Hi @jacob.baumbach, @mike, @dashirov-ga,
A ton of great thoughts in this discussion! At the risk of missing the wood for the trees, I'll pick out a few points for additional comment:
I think this is a great list. One other thing I would add is the ability to perform a complete historic reprocessing of the raw events, if for example your business logic (not least the enrichments you have configured on your pipeline) change.
This actually happens very rarely, but it's nice to have this option available. While you could in theory achieve the same through a Kappa architecture, in practice it would be slow and rather costly (because you would have to "replay" the entire event archive into Kinesis first).

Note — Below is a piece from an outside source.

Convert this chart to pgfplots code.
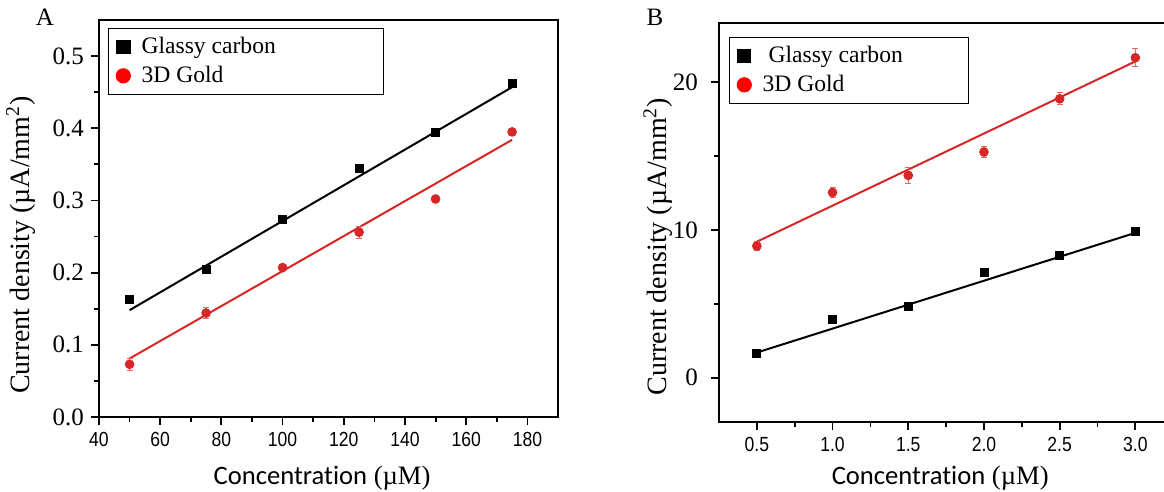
\documentclass[border=0pt]{standalone}
\usepackage{fontspec}
\setmainfont{Liberation Serif}
\newfontfamily\carlito[Ligatures=NoCommon]{Carlito}
\newfontfamily\narrowsans[FakeStretch=0.86]{Liberation Sans}
\usepackage{pgfplots}
\pgfplotsset{compat=1.18}
\definecolor{dred}{RGB}{216,38,38}

\pgfplotsset{
  myaxis/.style={
    scale only axis,
    axis line style={line width=1.1pt},
    tick align=outside, tick pos=left,
    major tick length=4pt, minor tick length=2.5pt,
    every tick/.style={black, line width=0.9pt},
    /pgf/number format/assume math mode=true,
    xticklabel style={font=\narrowsans\fontsize{10.2}{12}\selectfont},
    yticklabel style={font=\fontsize{12.5}{14}\selectfont},
    minor x tick num=1, minor y tick num=1,
    legend cell align=left,
    legend image code/.code={\path[draw=none, fill=none] (0,-0.05cm) rectangle (0.4cm,0.05cm); \draw[##1] plot coordinates {(0.15cm,0cm)};},
    legend style={draw=black, line width=0.6pt, anchor=north west,
      font=\fontsize{11.8}{13}\selectfont, row sep=0.6pt,
      inner xsep=3pt, inner ysep=2.5pt},
    every axis x label/.style={anchor=center, font=\fontsize{13.3}{15}\selectfont},
    every axis y label/.style={anchor=center, rotate=90, font=\fontsize{14}{16}\selectfont},
  }
}

\begin{document}
\begin{tikzpicture}
\useasboundingbox (0,0) rectangle (582pt,246pt);

\node[font=\fontsize{12.5}{14}\selectfont] at (22.5pt,237.5pt) {A};
\node[font=\fontsize{12.5}{14}\selectfont] at (327.5pt,237.5pt) {B};

% Panel A
\begin{axis}[myaxis,
  at={(49.5pt,37.5pt)}, anchor=south west,
  width=229.5pt, height=198.5pt,
  xmin=40, xmax=190, ymin=0, ymax=0.55,
  xtick={40,60,...,180},
  ytick={0,0.1,...,0.5},
  yticklabel style={/pgf/number format/.cd, fixed, fixed zerofill, precision=1},
  xlabel={{\carlito Concentration} (µM)},
  ylabel={Current density (µA/mm\textsuperscript{2})},
  xlabel style={at={(rel axis cs:0.486,0)}, yshift=-30.5pt},
  ylabel style={at={(rel axis cs:-0.170,0.433)}},
  legend style={at={(0.02,0.98)}},
]
\addplot[black, line width=1pt, forget plot] coordinates {(50,0.148) (175,0.457)};
\addplot[dred, line width=1pt, forget plot] coordinates {(50,0.081) (175,0.384)};
\addplot[only marks, mark=square*, mark size=2pt, black, forget plot]
  coordinates {(50,0.163) (75,0.205) (100,0.274) (125,0.345) (150,0.394) (175,0.462)};
\addplot[only marks, mark=*, mark size=2.2pt, dred, forget plot,
  error bars/.cd, y dir=both, y explicit,
  error bar style={line width=0.6pt, dred!70},
  error mark options={rotate=90, mark size=1.5pt, dred!70}]
  coordinates {(50,0.073) +- (0,0.008) (75,0.144) +- (0,0.008) (100,0.207) +- (0,0.004)
               (125,0.256) +- (0,0.008) (150,0.302) +- (0,0.003) (175,0.395) +- (0,0.005)};
\addlegendimage{only marks, mark=square*, mark size=3.3pt, black}
\addlegendentry{Glassy carbon\hspace*{49pt}}
\addlegendimage{only marks, mark=*, mark size=3.5pt, red}
\addlegendentry{3D Gold}
\end{axis}

% Panel B
\begin{axis}[myaxis,
  at={(359.5pt,35pt)}, anchor=south west,
  width=230.9pt, height=199.5pt,
  xmin=0.25, xmax=3.3, ymin=-3, ymax=24,
  xtick={0.5,1.0,...,3.0},
  ytick={0,10,20},
  xticklabel style={/pgf/number format/.cd, fixed, fixed zerofill, precision=1},
  yticklabel style={xshift=-3pt},
  xlabel={{\carlito Concentration} (µM)},
  ylabel={Current density (µA/mm\textsuperscript{2})},
  xlabel style={at={(rel axis cs:0.479,0)}, yshift=-28pt},
  ylabel style={at={(rel axis cs:-0.132,0.439)}},
  legend style={at={(0.022,0.965)}},
]
\addplot[black, line width=1pt, forget plot] coordinates {(0.5,1.7) (3.0,9.8)};
\addplot[dred, line width=1pt, forget plot] coordinates {(0.5,9.2) (3.0,21.4)};
\addplot[only marks, mark=square*, mark size=2pt, black, forget plot]
  coordinates {(0.5,1.64) (1.0,3.91) (1.5,4.84) (2.0,7.09) (2.5,8.25) (3.0,9.89)};
\addplot[only marks, mark=*, mark size=2.2pt, dred, forget plot,
  error bars/.cd, y dir=both, y explicit,
  error bar style={line width=0.6pt, dred!70},
  error mark options={rotate=90, mark size=1.5pt, dred!70}]
  coordinates {(0.5,8.91) +- (0,0.3) (1.0,12.53) +- (0,0.35) (1.5,13.69) +- (0,0.55)
               (2.0,15.27) +- (0,0.35) (2.5,18.87) +- (0,0.4) (3.0,21.65) +- (0,0.6)};
\addlegendimage{only marks, mark=square*, mark size=3.3pt, black}
\addlegendentry{\hspace*{3pt}Glassy carbon\hspace*{28pt}}
\addlegendimage{only marks, mark=*, mark size=3.5pt, red}
\addlegendentry{3D Gold}
\end{axis}
\end{tikzpicture}
\end{document}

However, this said you don't actually need to be running the batch pipeline operationally in order to have this option available to you for the future - as long as you are storing your collector payloads to S3 using Kinesis S3, you can always use the batch pipeline later for a full reprocessing.
I'm actually more bullish on Redshift drip-feeding. We did a private PoC about 3 years ago which went into production and was able to load very substantial volumes into Redshift every 5-10 minutes.
The challenge around drip-feeding Redshift is all around schema evolution and table management - unless you fully automate these complex requirements, you have a near-real-time load process which requires regular operator intervention.
Very true - I keep meaning to write a post about how there is no such thing as real stream processing in analytics - almost every operational system quickly implements micro-batches on top of it, to massively improve performance at the cost of a little additional latency. AWS Lambda is a great example of this.
You see, with no dependency of one event in the pipeline on the other there's a lot that can be done during the time between batch runs. Why sit and do nothing and then ride a massive processing spike on an over-provisioned EMR cluster (and subsequently pay through the nose ) if a handful of small boxes can do the same amount of work, if they weren't stoping and going over and over again?
In the early days of Snowplow, it was very common for users to schedule a single run of the pipeline overnight so that their analysts had the data ready for them in the event warehouse in the morning.
Over the years we have moved to much more frequent runs - for our batch Managed Service customers we now set them up with an hourly pipeline kick-off. This helps to reduce data volume sizes per run, and crucially it means that we can discover issues such as missing Redshift tables or JSON Paths files as soon as possible.
The next steps on this trend are definitely towards long-running enrichment and load processes, whether that's running Snowplow batch on a persistent EMR cluster, or adding Redshift drip-feeding to the real-time pipeline. If you are interested in the former, this ticket has some info:
I'm sorry to hear that! If the Snowplow Managed Service is not an option for you, then yes hopefully the various open source stability and performance initiatives we have ongoing will lighten the load over the coming months.